Choosing a Trigger
Every Tensorify workflow starts with a trigger — the event that kicks it off. Choosing the right trigger determines how your workflow is invoked, how responses are delivered, and what integrations work out of the box.
The rule is simple:
- API Trigger — Your workflow IS the product. Users or apps call it.
- Webhook Trigger — An external system notifies your workflow. Your workflow reacts.
- Manual Trigger — You (or a cron job) start the workflow on demand.
Use the API Trigger when your workflow is a service that other applications call directly. The workflow receives the request, processes it, and returns a response.
The primary way to deploy an AI agent as an API. Your workflow becomes a drop-in replacement for OpenAI's /v1/chat/completions endpoint.
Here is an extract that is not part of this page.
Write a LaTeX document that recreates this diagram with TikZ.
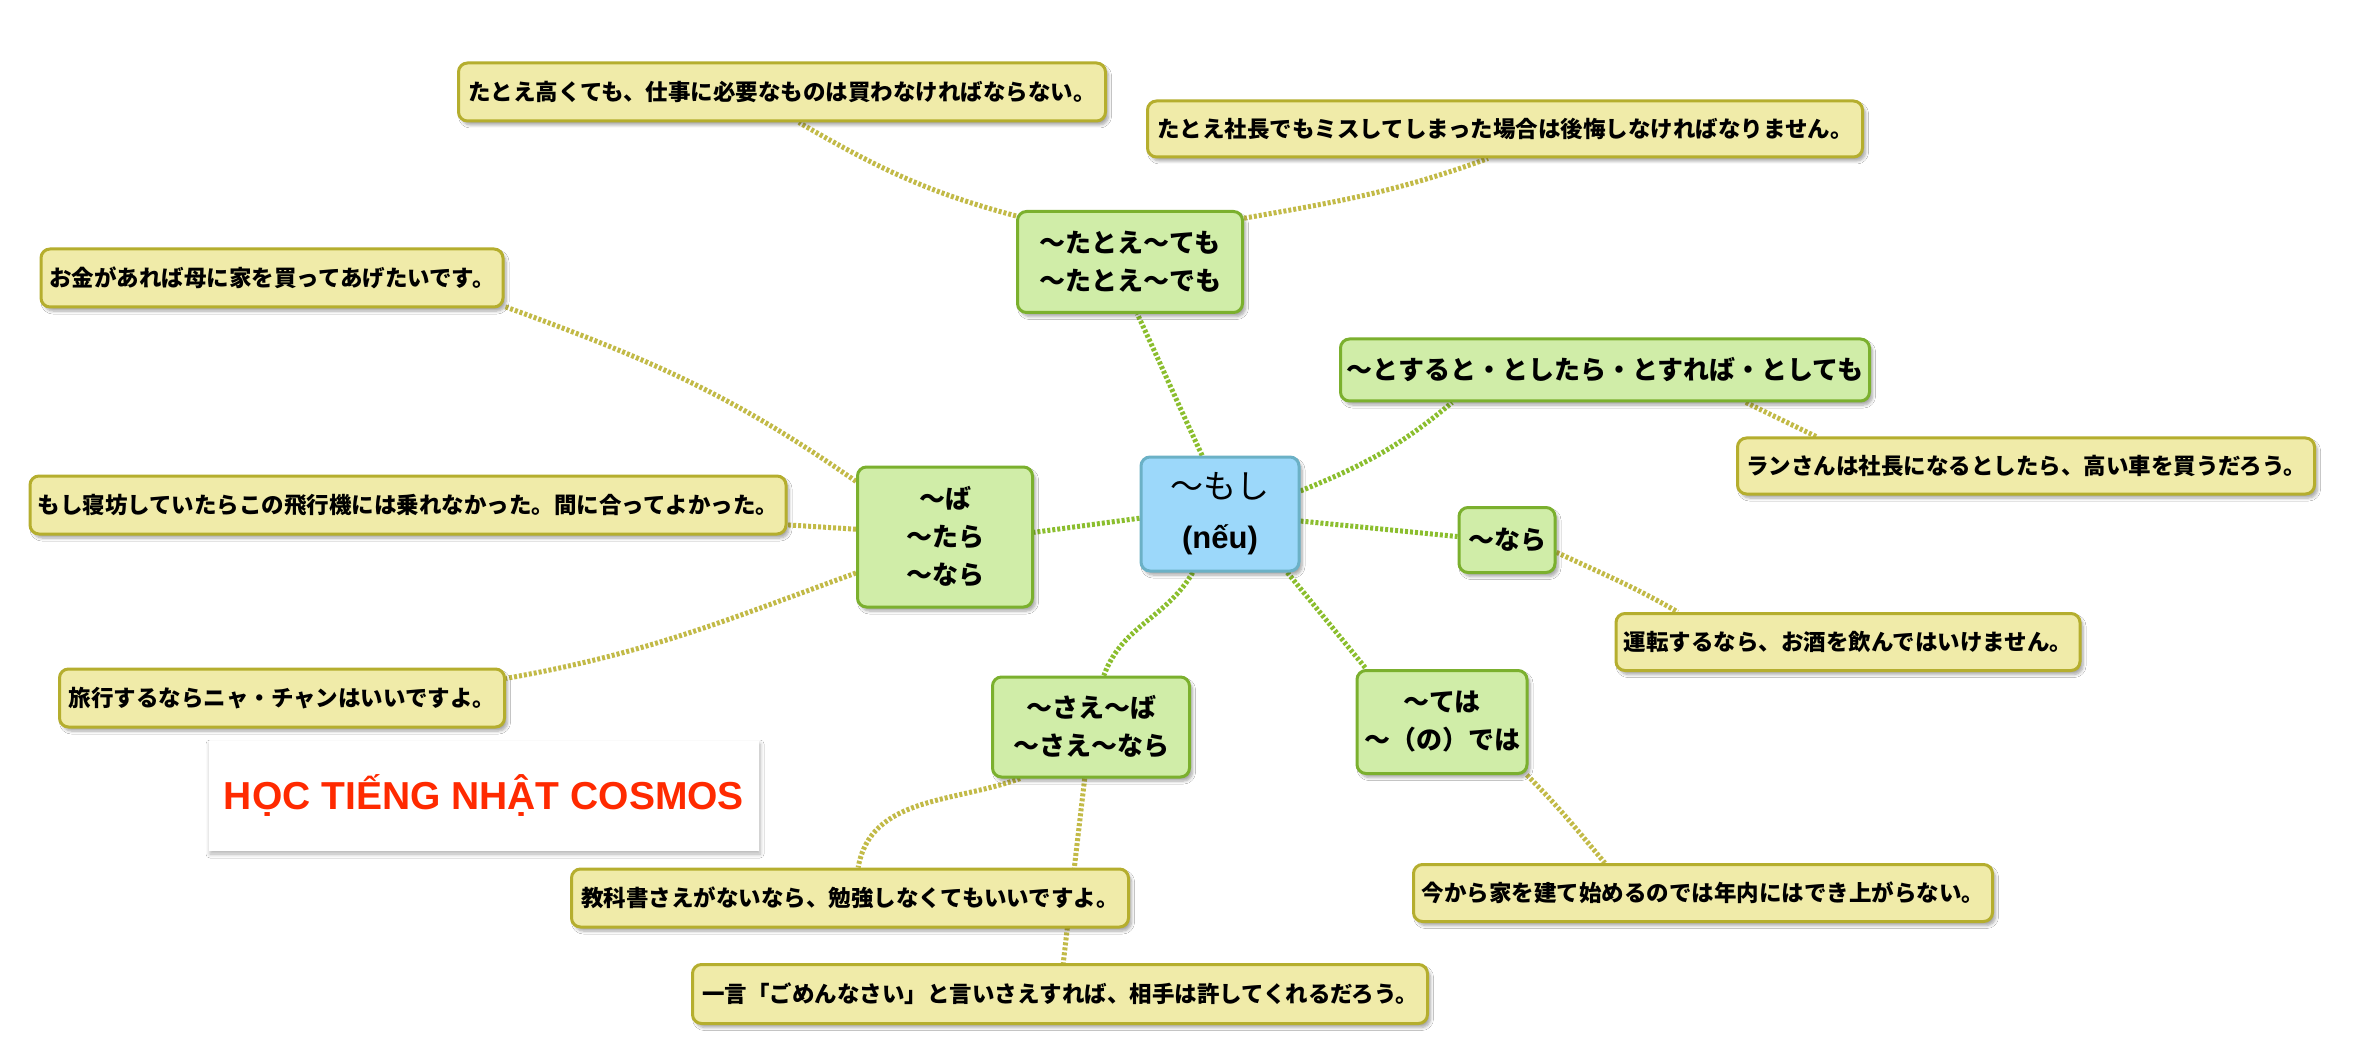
\documentclass[tikz,border=0pt]{standalone}
\usepackage{fontspec}
\setmainfont{Liberation Sans}
\newfontfamily\jp{Noto Sans CJK JP}
\usetikzlibrary{shadows,shadows.blur,backgrounds}
\definecolor{gfill}{HTML}{D0EDA8}
\definecolor{gborder}{HTML}{7BB02E}
\definecolor{yfill}{HTML}{F0EBA9}
\definecolor{yborder}{HTML}{B5AE2E}
\definecolor{bfill}{HTML}{9CD8FA}
\definecolor{bborder}{HTML}{6BB1C6}
\definecolor{cgreen}{HTML}{8BBE2E}
\definecolor{ckhaki}{HTML}{C2BA47}
\definecolor{titlered}{HTML}{FF2A00}
\begin{document}
\begin{tikzpicture}[x=1pt,y=1pt,
  base/.style={rounded corners=9pt, line width=3pt, inner sep=6pt, align=center,
    blur shadow={shadow xshift=3pt,shadow yshift=-4pt,shadow blur radius=3pt,shadow blur steps=6,shadow opacity=35}},
  mainbox/.style={base, fill=gfill, draw=gborder, font=\jp\bfseries\fontsize{26}{38}\selectfont},
  exbox/.style={base, fill=yfill, draw=yborder, font=\jp\bfseries\fontsize{22.5}{27}\selectfont},
  centerbox/.style={base, fill=bfill, draw=bborder, font=\fontsize{33}{50}\selectfont},
  conn/.style={line width=5pt, dash pattern=on 3pt off 2pt, draw=cgreen},
  exconn/.style={line width=5pt, dash pattern=on 3pt off 2pt, draw=ckhaki}]
\useasboundingbox (0,0) rectangle (2370,-1048);

% central node
\node[centerbox, minimum width=158pt, minimum height=114pt] (mosi) at (1220,-514)
  {{\jp 〜もし}\\{\bfseries\fontsize{31}{50}\selectfont (nếu)}};

% main nodes
\node[mainbox, minimum width=225pt, minimum height=101pt] (tatoe) at (1130,-262) {〜たとえ〜ても\\〜たとえ〜でも};
\node[mainbox, minimum width=175pt, minimum height=140pt] (ba) at (945,-537) {〜ば\\〜たら\\〜なら};
\node[mainbox, minimum width=529pt, minimum height=62pt, inner xsep=3pt] (tosuru) at (1605,-370) {〜とすると・としたら・とすれば・としても};
\node[mainbox, minimum width=96pt, minimum height=65pt] (nara) at (1507,-540) {〜なら};
\node[mainbox, minimum width=170pt, minimum height=103pt] (teha) at (1442,-722) {〜ては\\〜（の）では};
\node[mainbox, minimum width=197pt, minimum height=100pt] (sae) at (1091,-727) {〜さえ〜ば\\〜さえ〜なら};

% example nodes
\node[exbox, minimum width=647pt, minimum height=58pt] (ex1) at (782,-92) {たとえ高くても、仕事に必要なものは買わなければならない。};
\node[exbox, minimum width=715pt, minimum height=56pt] (ex2) at (1505,-129) {たとえ社長でもミスしてしまった場合は後悔しなければなりません。};
\node[exbox, minimum width=462pt, minimum height=58pt] (ex3) at (272,-278) {お金があれば母に家を買ってあげたいです。};
\node[exbox, minimum width=756pt, minimum height=58pt, inner xsep=3pt] (ex4) at (408,-505) {もし寝坊していたらこの飛行機には乗れなかった。間に合ってよかった。};
\node[exbox, minimum width=445pt, minimum height=58pt] (ex5) at (282,-698) {旅行するならニャ・チャンはいいですよ。};
\node[exbox, minimum width=557pt, minimum height=58pt] (ex6) at (850,-898) {教科書さえがないなら、勉強しなくてもいいですよ。};
\node[exbox, minimum width=735pt, minimum height=59pt] (ex7) at (1060,-994) {一言「ごめんなさい」と言いさえすれば、相手は許してくれるだろう。};
\node[exbox, minimum width=579pt, minimum height=57pt] (ex8) at (1703,-893) {今から家を建て始めるのでは年内にはでき上がらない。};
\node[exbox, minimum width=464pt, minimum height=57pt] (ex9) at (1848,-642) {運転するなら、お酒を飲んではいけません。};
\node[exbox, minimum width=577pt, minimum height=56pt] (ex10) at (2026,-466) {ランさんは社長になるとしたら、高い車を買うだろう。};

% title
\node[fill=white, minimum width=550pt, minimum height=110pt,
  blur shadow={shadow xshift=1pt,shadow yshift=-3pt,shadow blur radius=4pt,shadow blur steps=6,shadow opacity=30},
  text=titlered, font=\bfseries\fontsize{39}{46}\selectfont] (title) at (484,-796) {HỌC TIẾNG NHẬT COSMOS};

\begin{scope}[on background layer]
  \fill[white] (0,0) rectangle (2370,-1048);
  \draw[conn] (mosi.107) to[out=115,in=-65] (tatoe.-82);
  \draw[conn] (mosi.183) -- (ba.3);
  \draw[conn] (mosi.16) to[out=22,in=220] (tosuru.192);
  \draw[conn] (mosi.-5) -- (nara.176);
  \draw[conn] (mosi.-41) -- (teha.145);
  \draw[conn] (mosi.245) to[out=240,in=70] (sae.76);

  \draw[exconn] (tatoe.158) to[out=165,in=-30] (ex1.-61);
  \draw[exconn] (tatoe.21) to[out=10,in=200] (ex2.240);
  \draw[exconn] (ba.148) to[out=145,in=-20] (ex3.-7);
  \draw[exconn] (ba.175) -- (ex4.-3);
  \draw[exconn] (ba.202) to[out=200,in=10] (ex5.5);
  \draw[exconn] (sae.216) to[out=200,in=80] (ex6.75);
  \draw[exconn] (sae.263) -- (ex7.84);
  \draw[exconn] (teha.-32) to[out=-45,in=130] (ex8.163);
  \draw[exconn] (nara.-14) to[out=-25,in=150] (ex9.170);
  \draw[exconn] (tosuru.-13) -- (ex10.172);
\end{scope}
\end{tikzpicture}
\end{document}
Use when: Building chatbots, AI assistants, conversational APIs, or any endpoint consumed by OpenAI SDKs.
How it works:
- Exposes
/v1/chat/completions(POST) and/v1/models(GET) - Accepts standard OpenAI request format (messages, model, stream, temperature)
- Returns OpenAI-compatible responses (both streaming SSE and non-streaming JSON)
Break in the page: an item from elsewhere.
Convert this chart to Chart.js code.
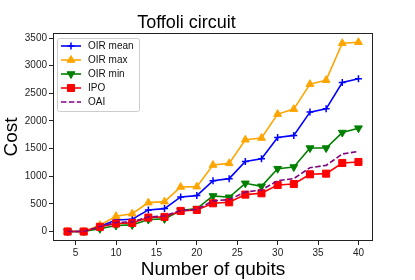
<!DOCTYPE html>
<html>
<head>
<meta charset="utf-8">
<script src="https://cdn.jsdelivr.net/npm/chart.js@4/dist/chart.umd.min.js"></script>
<style>
  body { margin: 0; background: #fff; }
</style>
</head>
<body>
<canvas id="chart" width="415" height="280"></canvas>
<script>
// number of qubits on the x axis
const qubits = [4, 6, 8, 10, 12, 14, 16, 18, 20, 22, 24, 26, 28, 30, 32, 34, 36, 38, 40];
const xTicks = [5, 10, 15, 20, 25, 30, 35, 40];
const yTicks = [0, 500, 1000, 1500, 2000, 2500, 3000, 3500];

// cost per method
const oirMean = [0, 0, 95, 210, 222, 391, 415, 626, 650, 920, 957, 1269, 1318, 1702, 1739, 2160, 2220, 2695, 2762];
const oirMax = [0, 0, 115, 277, 322, 523, 541, 806, 812, 1203, 1233, 1660, 1691, 2124, 2214, 2666, 2738, 3405, 3424];
const oirMin = [0, 0, 50, 110, 120, 217, 229, 379, 415, 644, 620, 872, 818, 1137, 1167, 1510, 1510, 1790, 1870];
const ipo = [0, 0, 85, 145, 156, 253, 265, 373, 391, 511, 529, 668, 692, 842, 860, 1035, 1047, 1240, 1258];
const oai = [0, 0, 90, 165, 175, 265, 280, 380, 400, 555, 578, 716, 752, 920, 957, 1155, 1197, 1402, 1450];

Chart.defaults.font.family = "'Liberation Sans', Arial, sans-serif";
Chart.defaults.color = '#222';

const toPoints = ys => ys.map((y, i) => ({ x: qubits[i], y: y }));

function series(label, data, color, style, radius, extra) {
  return Object.assign({
    label: label,
    data: toPoints(data),
    borderColor: color,
    backgroundColor: color,
    borderWidth: 1.6,
    pointStyle: style,
    pointRadius: radius,
    pointBorderWidth: 1,
    pointBackgroundColor: color,
    pointBorderColor: color,
    pointHoverRadius: radius,
    tension: 0
  }, extra || {});
}

const datasets = [
  series('OIR mean', oirMean, '#0000ff', 'cross', 3.5, { order: 5, pointBorderWidth: 1.5 }),
  series('OIR max', oirMax, '#ffa500', 'triangle', 4.5, { order: 4 }),
  series('OIR min', oirMin, '#008000', 'triangle', 4.5, { order: 3, pointRotation: 180 }),
  series('IPO', ipo, '#ff0000', 'rect', 5, { order: 2 }),
  series('OAI', oai, '#800080', false, 0, { order: 1, borderDash: [5.5, 2.4] })
];

// axes frame like matplotlib spines
const framePlugin = {
  id: 'frame',
  afterDatasetsDraw(chart) {
    const a = chart.chartArea, ctx = chart.ctx;
    ctx.save();
    ctx.strokeStyle = '#222';
    ctx.lineWidth = 1;
    ctx.strokeRect(a.left + 0.5, a.top + 0.5, a.right - a.left - 1, a.bottom - a.top - 1);
    ctx.restore();
  }
};

function marker(ctx, ds, x, y) {
  const r = ds.pointRadius;
  ctx.fillStyle = ds.pointBackgroundColor;
  ctx.strokeStyle = ds.pointBorderColor;
  ctx.lineWidth = ds.pointBorderWidth;
  ctx.setLineDash([]);
  ctx.beginPath();
  if (ds.pointStyle === 'rect') {
    const s = Math.SQRT1_2 * r;
    ctx.rect(x - s, y - s, 2 * s, 2 * s);
    ctx.fill(); ctx.stroke();
  } else if (ds.pointStyle === 'triangle') {
    const d = ds.pointRotation === 180 ? -1 : 1;
    ctx.moveTo(x, y - d * r);
    ctx.lineTo(x + r * 0.866, y + d * r * 0.5);
    ctx.lineTo(x - r * 0.866, y + d * r * 0.5);
    ctx.closePath();
    ctx.fill(); ctx.stroke();
  } else if (ds.pointStyle === 'cross') {
    ctx.moveTo(x - r, y); ctx.lineTo(x + r, y);
    ctx.moveTo(x, y - r); ctx.lineTo(x, y + r);
    ctx.stroke();
  }
}

// legend drawn inside the axes, upper left
const legendPlugin = {
  id: 'innerLegend',
  afterDraw(chart) {
    const ctx = chart.ctx;
    const bx = 57, by = 38, bw = 82, bh = 73;
    ctx.save();
    ctx.fillStyle = 'rgba(255,255,255,0.85)';
    ctx.strokeStyle = '#cccccc';
    ctx.lineWidth = 1;
    ctx.beginPath();
    ctx.roundRect(bx + 0.5, by + 0.5, bw, bh, 2);
    ctx.fill(); ctx.stroke();
    ctx.font = "10px 'Liberation Sans', Arial, sans-serif";
    ctx.textBaseline = 'middle';
    chart.data.datasets.forEach((ds, i) => {
      const y = by + 8 + i * 14;
      ctx.strokeStyle = ds.borderColor;
      ctx.lineWidth = ds.borderWidth;
      ctx.setLineDash(ds.borderDash || []);
      ctx.beginPath();
      ctx.moveTo(bx + 4, y); ctx.lineTo(bx + 24, y);
      ctx.stroke();
      if (ds.pointRadius) marker(ctx, ds, bx + 14, y);
      ctx.fillStyle = '#111';
      ctx.fillText(ds.label, bx + 31, y);
    });
    ctx.restore();
  }
};

new Chart(document.getElementById('chart'), {
  type: 'line',
  data: { datasets: datasets },
  options: {
    responsive: false,
    animation: false,
    layout: { padding: { left: 0, right: 42, top: 0, bottom: 0 } },
    plugins: {
      legend: { display: false },
      tooltip: { enabled: false },
      title: {
        display: true,
        text: 'Toffoli circuit',
        color: '#000',
        font: { size: 18, weight: 'normal', lineHeight: 1 },
        padding: { top: 14, bottom: 1 }
      }
    },
    scales: {
      x: {
        type: 'linear',
        min: 2.2,
        max: 41.8,
        afterBuildTicks: s => { s.ticks = xTicks.map(v => ({ value: v })); },
        afterFit: s => { s.height = 39; },
        ticks: { font: { size: 10 }, padding: 2, maxRotation: 0, callback: v => String(v) },
        grid: { drawOnChartArea: false, tickLength: 4, color: '#222' },
        border: { display: false },
        title: {
          display: true,
          text: 'Number of qubits',
          color: '#000',
          font: { size: 19, lineHeight: 1 },
          padding: { top: 0, bottom: 1 }
        }
      },
      y: {
        type: 'linear',
        min: -171,
        max: 3591,
        afterBuildTicks: s => { s.ticks = yTicks.map(v => ({ value: v })); },
        afterFit: s => { s.width = 53; },
        ticks: { font: { size: 10 }, padding: 2, callback: v => String(v) },
        grid: { drawOnChartArea: false, tickLength: 4, color: '#222' },
        border: { display: false },
        title: {
          display: true,
          text: 'Cost',
          color: '#000',
          font: { size: 19, lineHeight: 1 },
          padding: { top: 2, bottom: 0 }
        }
      }
    }
  },
  plugins: [framePlugin, legendPlugin]
});
</script>
</body>
</html>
- Compatible with OpenAI Python SDK, Node.js SDK, Vercel AI SDK, LangChain, and any OpenAI-compatible client
from openai import OpenAI
client = OpenAI(
base_url="https://triggers.tensorify.io/h/whk_.../agent/v1",
api_key="your-key",
)
response = client.chat.completions.create(
model="tensorify",
messages=[{"role": "user", "content": "Hello!"}],
)
print(response.choices[0].message.content)
A general-purpose REST API endpoint. Your workflow handles HTTP requests with full control over methods, paths, request parsing, and response formatting.
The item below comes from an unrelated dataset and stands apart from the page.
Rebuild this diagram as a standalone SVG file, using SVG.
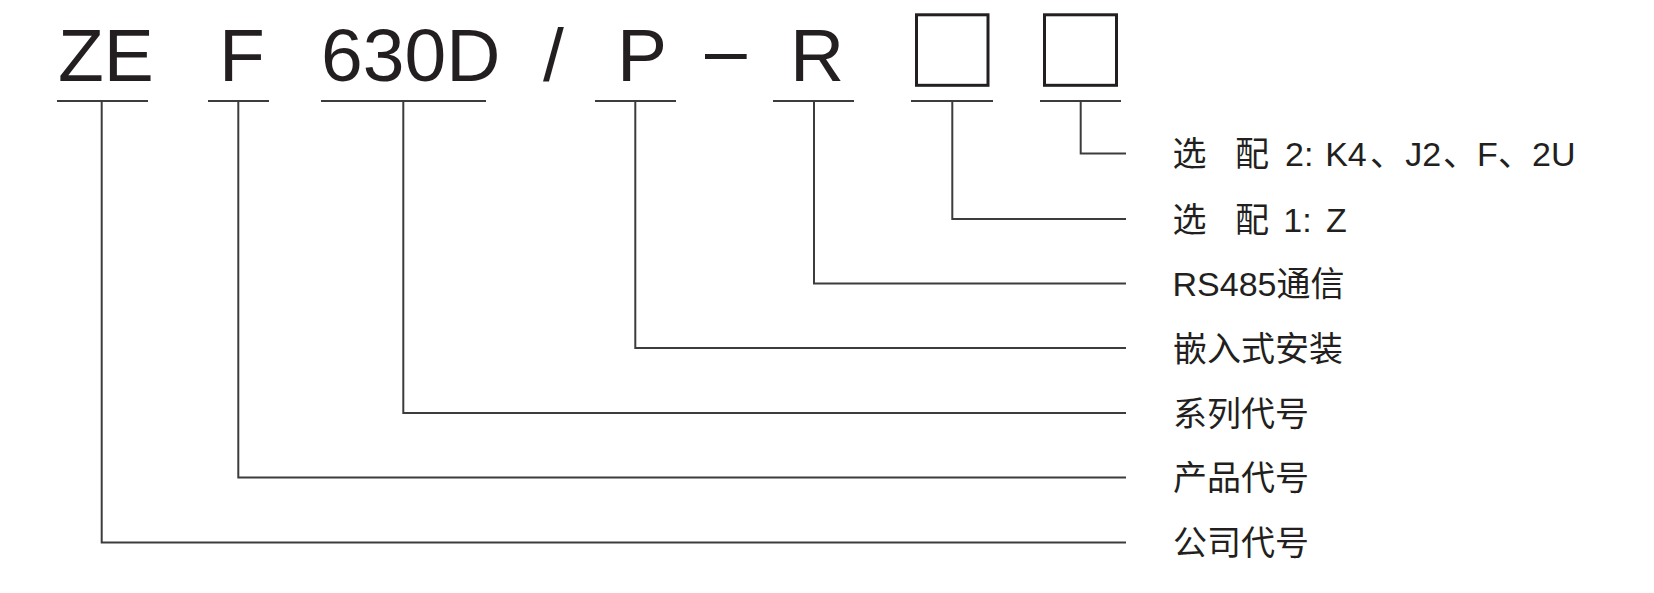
<svg xmlns="http://www.w3.org/2000/svg" width="1654" height="593" viewBox="0 0 1654 593">
<style>
.code{font-family:"Liberation Sans",Arial,sans-serif;font-size:75px;fill:#231f20}
.lbl{font-family:"Liberation Sans","Noto Sans CJK SC",sans-serif;font-size:34px;fill:#231f20}
.ul{stroke:#3c3c3c;stroke-width:2;fill:none}
.conn{stroke:#3c3c3c;stroke-width:2;fill:none}
.box{stroke:#231f20;stroke-width:3;fill:none}
</style>
<rect width="1654" height="593" fill="#ffffff"/>

<g id="code-ZE"><text class="code" x="58" y="81">ZE</text><line class="ul" x1="57" y1="101" x2="148" y2="101"/></g>
<g id="code-F"><text class="code" x="219" y="81">F</text><line class="ul" x1="208" y1="101" x2="269" y2="101"/></g>
<g id="code-630D"><text class="code" x="321" y="81">630D</text><line class="ul" x1="321" y1="101" x2="486" y2="101"/></g>
<g id="code-slash"><text class="code" x="543" y="81">/</text></g>
<g id="code-P"><text class="code" x="617" y="81">P</text><line class="ul" x1="595" y1="101" x2="676" y2="101"/></g>
<g id="code-dash"><text class="code" x="705" y="75">–</text></g>
<g id="code-R"><text class="code" x="790" y="81">R</text><line class="ul" x1="773" y1="101" x2="854" y2="101"/></g>
<g id="code-box1"><rect class="box" x="916.5" y="14.8" width="71.5" height="70.5"/><line class="ul" x1="911" y1="101" x2="993" y2="101"/></g>
<g id="code-box2"><rect class="box" x="1044.5" y="14.8" width="72" height="70.5"/><line class="ul" x1="1040" y1="101" x2="1121" y2="101"/></g>

<g id="connectors">
<polyline class="conn" points="1080.7,101 1080.7,153.5 1126,153.5"/>
<polyline class="conn" points="952.3,101 952.3,219 1126,219"/>
<polyline class="conn" points="814,101 814,283.5 1126,283.5"/>
<polyline class="conn" points="635.3,101 635.3,348 1126,348"/>
<polyline class="conn" points="403.3,101 403.3,413 1126,413"/>
<polyline class="conn" points="238.3,101 238.3,477.5 1126,477.5"/>
<polyline class="conn" points="101.7,101 101.7,542.5 1126,542.5"/>
</g>

<g id="label-option2"><text class="lbl" y="166"><tspan x="1172.5">选</tspan><tspan x="1235">配</tspan><tspan x="1285">2:</tspan><tspan x="1325.2">K4</tspan><tspan x="1370">、</tspan><tspan x="1405.3">J2</tspan><tspan x="1443">、</tspan><tspan x="1477">F</tspan><tspan x="1498">、</tspan><tspan x="1532">2U</tspan></text></g>
<g id="label-option1"><text class="lbl" y="231.5"><tspan x="1172.5">选</tspan><tspan x="1235">配</tspan><tspan x="1283.3">1:</tspan><tspan x="1326">Z</tspan></text></g>
<g id="label-rs485"><text class="lbl" x="1172.5" y="296">RS485通信</text></g>
<g id="label-mount"><text class="lbl" x="1173" y="360.5">嵌入式安装</text></g>
<g id="label-series"><text class="lbl" x="1173" y="425.5">系列代号</text></g>
<g id="label-product"><text class="lbl" x="1173" y="490">产品代号</text></g>
<g id="label-company"><text class="lbl" x="1173" y="555">公司代号</text></g>
</svg>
Use when: Building custom APIs, CRUD endpoints, data processing services, or any non-AI HTTP service.
Use the Webhook Trigger when an external system sends events to your workflow. Your workflow reacts to external events — it doesn't initiate the conversation.
Use when: Third-party integrations (GitHub, Stripe, Slack), event-driven automation, reacting to external systems.
How it works:
- External service sends a POST/GET to your webhook URL
- Workflow processes the event
- Response is wrapped in
output.body— you parse it in your integration code
Examples:
- GitHub push → run CI checks
- Stripe payment succeeded → send confirmation email
- Slack message → process with AI and respond
Response format: The workflow result is in response.output.body. For AI agent workflows, the output follows the OpenAI Chat Completion shape inside output.body.
Use the Manual Trigger for workflows you start yourself — from the dashboard, CLI, or on a schedule.
Use when: Scheduled jobs, batch processing, data sync, admin tasks, development/testing.
How it works:
- Triggered via the Tensorify dashboard "Run" button or
tensorify runner startwith cron - No external endpoint needed
- Results viewable in the dashboard run history
| Use Case | Trigger | Protocol |
|----------|---------|----------|
| AI chatbot for end users | API Trigger | openai-chat |
| OpenAI SDK integration | API Trigger | openai-chat |
| Custom REST API | API Trigger | rest |
| GitHub webhook handler | Webhook Trigger | — |
| Stripe event processor | Webhook Trigger | — |
| Slack bot backend | Webhook Trigger | — |
| Scheduled data sync | Manual Trigger | — |
| Batch processing job | Manual Trigger | — |
| Development testing | Any trigger | — |
If your workflow includes an AI Agent node:
- Users chat with your agent → API Trigger +
openai-chat. This is THE way to expose an AI agent as an API. - Agent reacts to external events → Webhook Trigger. Parse
output.body.choices[0].message.contentin your handler. - Agent runs on a schedule → Manual Trigger. Check results in the dashboard.
- Testing during development → The Playground's Chat mode works with all trigger types. No deployment needed to iterate on your agent.
Playground note: The Playground detects AI Agent nodes and enables Chat mode automatically, regardless of which trigger type you use. This is a development tool — for production, use the trigger type that matches your use case.